SOURCE MATERIAL.
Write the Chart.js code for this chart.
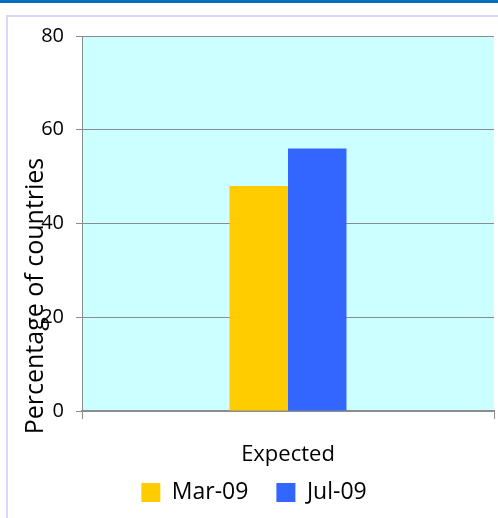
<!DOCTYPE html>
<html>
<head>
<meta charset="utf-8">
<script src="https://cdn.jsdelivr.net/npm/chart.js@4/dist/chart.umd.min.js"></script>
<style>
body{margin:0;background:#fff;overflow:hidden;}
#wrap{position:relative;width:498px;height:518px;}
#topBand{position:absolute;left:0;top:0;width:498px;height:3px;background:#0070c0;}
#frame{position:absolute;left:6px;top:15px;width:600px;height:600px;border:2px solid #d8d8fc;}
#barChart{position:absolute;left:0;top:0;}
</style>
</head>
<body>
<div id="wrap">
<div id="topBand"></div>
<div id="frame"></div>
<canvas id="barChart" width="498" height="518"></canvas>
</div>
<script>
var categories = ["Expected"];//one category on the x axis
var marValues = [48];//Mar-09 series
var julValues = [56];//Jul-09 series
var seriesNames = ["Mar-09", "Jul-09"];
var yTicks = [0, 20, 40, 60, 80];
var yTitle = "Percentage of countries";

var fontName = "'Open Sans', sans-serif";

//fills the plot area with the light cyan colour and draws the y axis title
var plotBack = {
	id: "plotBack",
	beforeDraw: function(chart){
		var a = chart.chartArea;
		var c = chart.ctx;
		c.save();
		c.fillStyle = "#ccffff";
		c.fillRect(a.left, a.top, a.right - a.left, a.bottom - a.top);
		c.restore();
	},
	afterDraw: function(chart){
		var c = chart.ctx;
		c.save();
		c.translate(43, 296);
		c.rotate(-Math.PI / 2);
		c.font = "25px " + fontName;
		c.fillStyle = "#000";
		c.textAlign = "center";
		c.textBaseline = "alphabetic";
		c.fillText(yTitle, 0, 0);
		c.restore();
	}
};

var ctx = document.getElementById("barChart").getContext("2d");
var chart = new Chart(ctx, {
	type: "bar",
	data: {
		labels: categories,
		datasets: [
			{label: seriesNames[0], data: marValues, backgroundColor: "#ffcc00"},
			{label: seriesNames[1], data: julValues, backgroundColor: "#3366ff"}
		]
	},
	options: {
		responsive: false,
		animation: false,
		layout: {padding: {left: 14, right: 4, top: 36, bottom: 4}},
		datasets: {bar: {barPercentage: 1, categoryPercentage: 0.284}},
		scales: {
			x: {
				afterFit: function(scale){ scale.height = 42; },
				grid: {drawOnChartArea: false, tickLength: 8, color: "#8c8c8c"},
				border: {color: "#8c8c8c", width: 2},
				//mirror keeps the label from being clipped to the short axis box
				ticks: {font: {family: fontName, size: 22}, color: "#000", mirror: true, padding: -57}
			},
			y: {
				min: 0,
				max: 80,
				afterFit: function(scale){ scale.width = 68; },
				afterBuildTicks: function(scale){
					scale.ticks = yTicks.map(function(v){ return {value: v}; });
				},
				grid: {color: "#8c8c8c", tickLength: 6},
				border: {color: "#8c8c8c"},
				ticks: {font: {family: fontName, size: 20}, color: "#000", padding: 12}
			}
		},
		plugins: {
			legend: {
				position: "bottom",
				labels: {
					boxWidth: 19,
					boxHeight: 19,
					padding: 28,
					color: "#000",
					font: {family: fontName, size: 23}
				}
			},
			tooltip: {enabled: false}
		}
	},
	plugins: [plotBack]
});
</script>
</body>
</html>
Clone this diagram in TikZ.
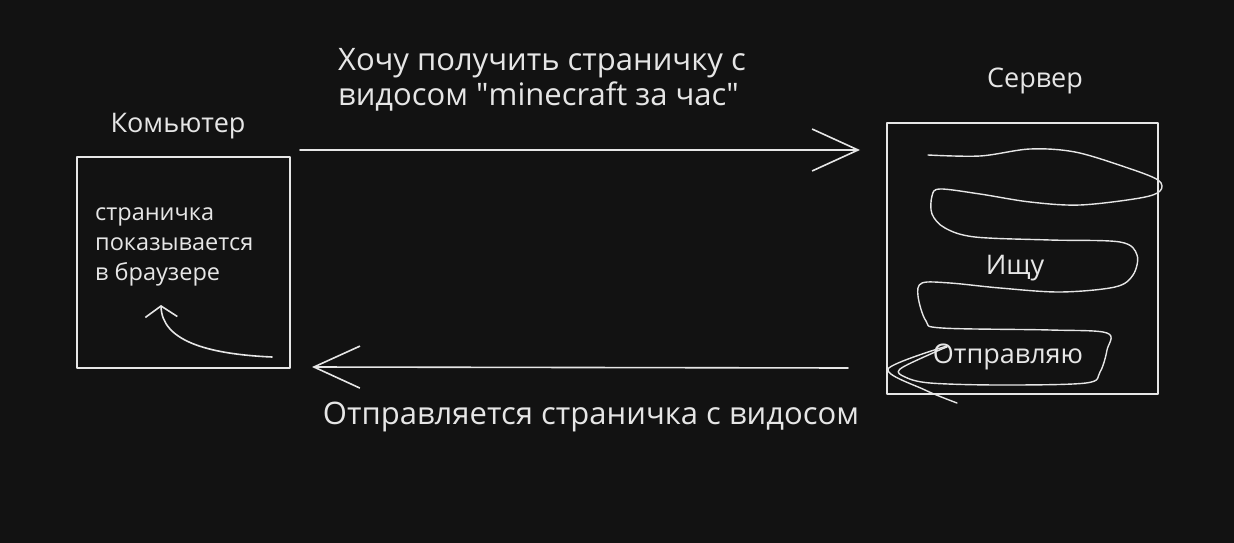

--

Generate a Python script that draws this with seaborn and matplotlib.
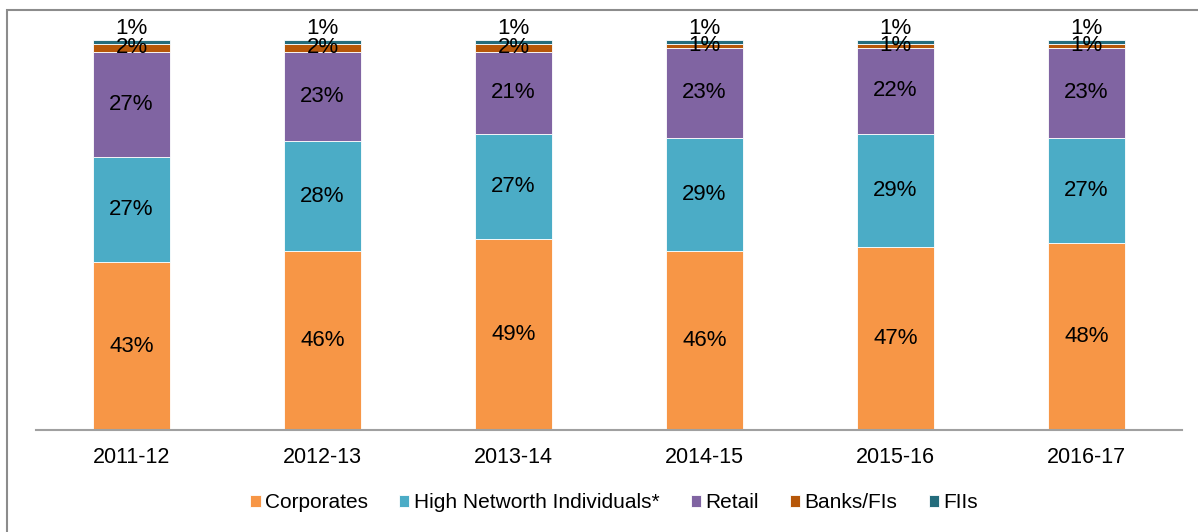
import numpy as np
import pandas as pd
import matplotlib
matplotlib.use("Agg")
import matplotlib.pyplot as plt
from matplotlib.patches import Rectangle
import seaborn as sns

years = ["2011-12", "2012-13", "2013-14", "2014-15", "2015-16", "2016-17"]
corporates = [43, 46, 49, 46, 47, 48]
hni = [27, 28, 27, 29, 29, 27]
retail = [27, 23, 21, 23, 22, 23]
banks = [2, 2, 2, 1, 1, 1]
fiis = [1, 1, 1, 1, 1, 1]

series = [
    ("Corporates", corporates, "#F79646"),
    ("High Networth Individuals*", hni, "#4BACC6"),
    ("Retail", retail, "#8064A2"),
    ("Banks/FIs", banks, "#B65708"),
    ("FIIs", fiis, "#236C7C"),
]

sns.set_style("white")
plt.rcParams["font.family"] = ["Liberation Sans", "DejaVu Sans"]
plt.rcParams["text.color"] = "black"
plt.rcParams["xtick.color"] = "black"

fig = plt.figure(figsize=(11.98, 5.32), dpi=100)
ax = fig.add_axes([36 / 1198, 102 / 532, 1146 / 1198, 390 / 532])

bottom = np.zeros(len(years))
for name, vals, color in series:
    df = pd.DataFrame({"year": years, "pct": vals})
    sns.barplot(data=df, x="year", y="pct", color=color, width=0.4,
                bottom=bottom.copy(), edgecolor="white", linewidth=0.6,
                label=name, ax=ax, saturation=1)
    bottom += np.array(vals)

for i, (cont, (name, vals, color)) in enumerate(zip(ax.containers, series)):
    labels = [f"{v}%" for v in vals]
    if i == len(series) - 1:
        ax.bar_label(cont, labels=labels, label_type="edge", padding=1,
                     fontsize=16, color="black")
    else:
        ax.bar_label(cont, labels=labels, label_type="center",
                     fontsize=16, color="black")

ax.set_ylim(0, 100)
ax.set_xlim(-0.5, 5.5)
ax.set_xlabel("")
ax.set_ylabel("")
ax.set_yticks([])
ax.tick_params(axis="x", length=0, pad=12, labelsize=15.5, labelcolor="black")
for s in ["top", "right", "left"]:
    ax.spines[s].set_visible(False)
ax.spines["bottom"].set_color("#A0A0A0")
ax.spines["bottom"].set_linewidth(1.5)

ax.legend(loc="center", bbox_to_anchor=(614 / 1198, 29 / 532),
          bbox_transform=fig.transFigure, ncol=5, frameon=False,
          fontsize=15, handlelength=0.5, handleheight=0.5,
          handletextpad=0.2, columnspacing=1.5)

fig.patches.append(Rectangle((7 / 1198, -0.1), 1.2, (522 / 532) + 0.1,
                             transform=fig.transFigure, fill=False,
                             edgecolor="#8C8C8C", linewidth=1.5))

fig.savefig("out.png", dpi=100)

TASK GOAL. Working from the entries above, return all lines that contain "seaborn".

WORKED SOLUTION.
Generate a Python script that draws this with seaborn and matplotlib.
import seaborn as sns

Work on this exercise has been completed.